It is a special business where, in this economy, same-store global sales are up 7.5% percent, but the stock price still falls 3.3% on the news. But that is what happened to McDonald’s yesterday. Reuters reports that the cold winter in Europe combined with continuing concerns for the health of the European economy depressed sales in Europe, leading to the 0.2% miss in sales growth. (Analysts had expected same-store growth of 7.7%.)

What is frankly more fascinating to me, though, is how McDonald’s is planning for the future retirement of thousands of its Baby Boomer franchisees–and what the franchise community might learn from the McDonald’s experience. Helpfully, Julie Jargon of the Wall Street Journal authored a Page 1 report published yesterday under the title: "’Super Size Me’ Generation Takes Over at McDonald’s" (subscription required).

The article reports that 30% of McDonald’s U.S. franchisees are now "next generation"–meaning they are the children of franchisees. McDonald’s–in keeping with its high standards–does not allow pure nepotism.
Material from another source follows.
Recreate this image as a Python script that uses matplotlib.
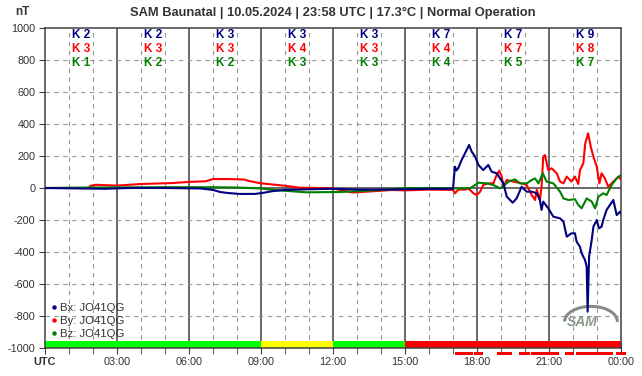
import matplotlib
matplotlib.use("Agg")
import matplotlib.pyplot as plt
from matplotlib.lines import Line2D
from matplotlib.patches import Arc
import matplotlib.transforms as mtransforms

plt.rcParams['font.family'] = ['Liberation Sans', 'DejaVu Sans']

# ---- data (hours UTC, nT) ----
bx_t = [0, 1.5, 2.5, 3.5, 5, 6.5, 7.0, 7.3, 7.6, 8.1, 8.75, 9.1, 9.5, 10, 11, 12, 13, 14, 15, 16,
        17.0, 17.08, 17.15, 17.22, 17.36, 17.50, 17.67, 17.78, 17.92, 18.06, 18.26, 18.47, 18.61,
        18.82, 18.96, 19.10, 19.24, 19.49, 19.65, 19.86, 20.07, 20.28, 20.49, 20.62, 20.69, 20.76,
        20.97, 21.18, 21.46, 21.60, 21.74, 21.94, 22.08, 22.15, 22.29, 22.36, 22.50, 22.57, 22.61,
        22.67, 22.78, 22.85, 22.99, 23.08, 23.19, 23.26, 23.40, 23.54, 23.68, 23.82, 23.96, 24.0]
bx_v = [0, -3, -5, 0, 0, -3, -12, -25, -31, -37, -37, -30, -19, -12, -8, -5, -10, -10, -8, -5,
        -5, 133, 110, 125, 175, 217, 269, 227, 196, 144, 112, 144, 102,
        92, 60, 29, -54, -92, -65, 8, -23, -23, -33, -75, -137, -85,
        -127, -179, -190, -210, -304, -283, -283, -335, -367, -408, -450, -492, -773,
        -429, -325, -242, -200, -252, -242, -200, -137, -106, -75, -169, -148, -158]

by_t = [0, 1.8, 1.9, 2.15, 3, 4, 5.3, 6.0, 6.7, 7.0, 7.6, 8.3, 8.5, 8.96, 10, 10.6, 11.5, 12,
        12.8, 13.5, 14.5, 15, 16, 17.0, 17.08, 17.22, 17.50, 17.64, 17.85, 17.99, 18.13, 18.26,
        18.47, 18.68, 18.82, 18.93, 19.03, 19.10, 19.24, 19.51, 19.86, 20.07, 20.28, 20.42, 20.49,
        20.62, 20.69, 20.76, 20.83, 20.97, 21.11, 21.32, 21.46, 21.60, 21.74, 21.94, 22.08, 22.22,
        22.29, 22.43, 22.51, 22.63, 22.74, 22.85, 22.99, 23.10, 23.19, 23.33, 23.47, 23.61, 23.75,
        23.89, 24.0]
by_v = [0, 0, 14, 20, 15, 25, 31, 38, 42, 56, 56, 53, 44, 30, 14, 2, 0, -3,
        -28, -22, -12, -15, -10, -12, -33, -10, -10, -2, -33, -44, -23, 19,
        29, 29, 81, 108, 71, 8, 50, 40, 29, 19, -44, -75, -10,
        -75, 8, 196, 206, 112, 123, 92, 40, 29, 71, 40, 71, 25,
        112, 154, 279, 342, 258, 196, 133, 29, 92, 60, 8, 29, 50,
        71, 54]

bz_t = [0, 2, 5, 7, 8, 9, 9.5, 10.9, 12.3, 13.7, 15.1, 16, 17.0, 17.71, 17.92, 18.06, 18.40,
        18.68, 18.96, 19.10, 19.31, 19.58, 19.79, 20.07, 20.28, 20.42, 20.56, 20.74, 20.90, 21.18,
        21.46, 21.60, 21.81, 22.08, 22.22, 22.36, 22.57, 22.78, 22.92, 23.06, 23.26, 23.40, 23.61,
        23.82, 24.0]
bz_v = [0, 3, 5, 5, 3, -3, -12, -27, -25, -15, 0, 0, -2, -2, 19, 33, 29,
        19, -2, 10, 40, 54, 29, 29, 50, 60, 29, 92, 40, 29,
        -23, -65, -75, -70, -106, -127, -65, -85, -127, -54, -33, -44, 19,
        60, 81]

k_x = ["K 2", "K 2", "K 3", "K 3", "K 3", "K 7", "K 7", "K 9"]
k_y = ["K 3", "K 3", "K 3", "K 4", "K 3", "K 4", "K 7", "K 8"]
k_z = ["K 1", "K 2", "K 2", "K 3", "K 3", "K 4", "K 5", "K 7"]

status_start = [0, 9, 12, 15]
status_end = [9, 12, 15, 24]
status_color = ["#00ff00", "#ffff00", "#00ff00", "#ff0000"]

alert_start = [17.08, 17.875, 18.83, 19.75, 20.25, 21.67, 22.125, 23.79]
alert_end = [17.82, 18.24, 19.45, 20.2, 21.4, 22.04, 23.65, 24.2]

xtick_pos = [0, 3, 6, 9, 12, 15, 18, 21, 24]
xtick_lab = ["UTC", "03:00", "06:00", "09:00", "12:00", "15:00", "18:00", "21:00", "00:00"]
ytick_pos = list(range(-1000, 1001, 200))

title = "SAM Baunatal | 10.05.2024 | 23:58 UTC | 17.3°C | Normal Operation"

BLUE = "#000080"
RED = "#ff0000"
GREEN = "#008000"
TXT = "#333333"

fig = plt.figure(figsize=(6.42, 3.76), dpi=100)
ax = fig.add_axes([45 / 642, 1 - 348 / 376, 576 / 642, 320 / 376])
ax.set_xlim(0, 24)
ax.set_ylim(-1000, 1000)

# grid
for h in range(1, 24):
    if h % 3 == 0:
        ax.axvline(h, color="#404040", lw=1.1, zorder=1)
    else:
        ax.axvline(h, color="#999999", lw=0.8, dashes=(4, 4), zorder=1)
for v in ytick_pos[1:-1]:
    if v == 0:
        ax.axhline(0, color="#404040", lw=1.1, zorder=1)
    else:
        ax.axhline(v, color="#999999", lw=0.8, dashes=(4, 4), zorder=1)

# status bar
for s, e, c in zip(status_start, status_end, status_color):
    ax.fill_between([s, e], -1000, -955, color=c, lw=0, zorder=2)

# alert marks below axis
trans = mtransforms.blended_transform_factory(ax.transData, ax.transAxes)
for s, e in zip(alert_start, alert_end):
    ax.fill_between([s, e], -0.022, -0.0115, transform=trans, color=RED, lw=0,
                    clip_on=False, zorder=5)

# series
ax.plot(bx_t, bx_v, color=BLUE, lw=1.5, zorder=4)
ax.plot(by_t, by_v, color=RED, lw=1.5, zorder=3)
ax.plot(bz_t, bz_v, color=GREEN, lw=1.5, zorder=3.5)

# K indices
for i in range(8):
    xc = 1.5 + 3 * i
    ax.text(xc, 0.978, k_x[i], color=BLUE, fontsize=8.5, fontweight="bold",
            ha="center", va="center", transform=trans)
    ax.text(xc, 0.934, k_y[i], color=RED, fontsize=8.5, fontweight="bold",
            ha="center", va="center", transform=trans)
    ax.text(xc, 0.892, k_z[i], color=GREEN, fontsize=8.5, fontweight="bold",
            ha="center", va="center", transform=trans)

# legend
handles = [Line2D([], [], color=c, marker="o", ls="", markersize=2.2) for c in (BLUE, RED, GREEN)]
leg = ax.legend(handles, ["Bx: JO41QG", "By: JO41QG", "Bz: JO41QG"], loc="lower left",
                bbox_to_anchor=(-0.005, 0.004), frameon=False, fontsize=8.2,
                handlelength=0.6, handletextpad=0.3, labelspacing=0.25, borderpad=0.2)
for t in leg.get_texts():
    t.set_color(TXT)

# SAM logo
ax.text(22.4, -840, "SAM", fontsize=10, fontstyle="italic", fontweight="bold",
        color="#8a9a8a", ha="center", va="center", zorder=3)
ax.add_patch(Arc((22.75, -835), 2.2, 190, theta1=-60, theta2=150, color="#888888",
                 lw=2.2, zorder=3))

# axes styling
for sp in ax.spines.values():
    sp.set_color("#404040")
    sp.set_linewidth(1.1)
ax.set_yticks(ytick_pos)
ax.set_yticklabels([str(v) for v in ytick_pos])
ax.set_xticks(xtick_pos)
ax.set_xticklabels(xtick_lab)
ax.set_xticks(range(25), minor=True)
ax.tick_params(axis="y", direction="out", length=4, color="#404040", labelsize=7.8,
               labelcolor=TXT, pad=3)
ax.tick_params(axis="x", which="both", direction="inout", length=9, color="#404040",
               labelsize=7.8, labelcolor=TXT, pad=2)
ax.get_xticklabels()[0].set_fontweight("bold")

fig.text(22 / 642, 1 - 12 / 376, "nT", fontsize=8.5, fontweight="bold", color=TXT,
         ha="center", va="center")
fig.text(333 / 642, 1 - 13 / 376, title, fontsize=9.3, fontweight="bold", color=TXT,
         ha="center", va="center")

fig.savefig("out.png", dpi=100)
Instead, children of franchisees go through a several year process of proving themselves before they can become approved franchisees themselves.

Perhaps not surprisingly, younger franchisees have led the push for Wi-Fi in their restaurants, credit card acceptance, a presence on social media, greater community involvement and longer hours. That last item was a big surprise to McDonald’s corporate management. Jim Johannesen, McDonald’s USA chief operating officer, is quoted in the article saying, "Our young people helped us understand that there’s a lot more going on when the rest of us are sleeping than we would have known".

The article is a fascinating look at how one of the most respected franchisors is preparing for the future–and is, in fact, already benefitting from its younger franchisees. We definitely recommend a read.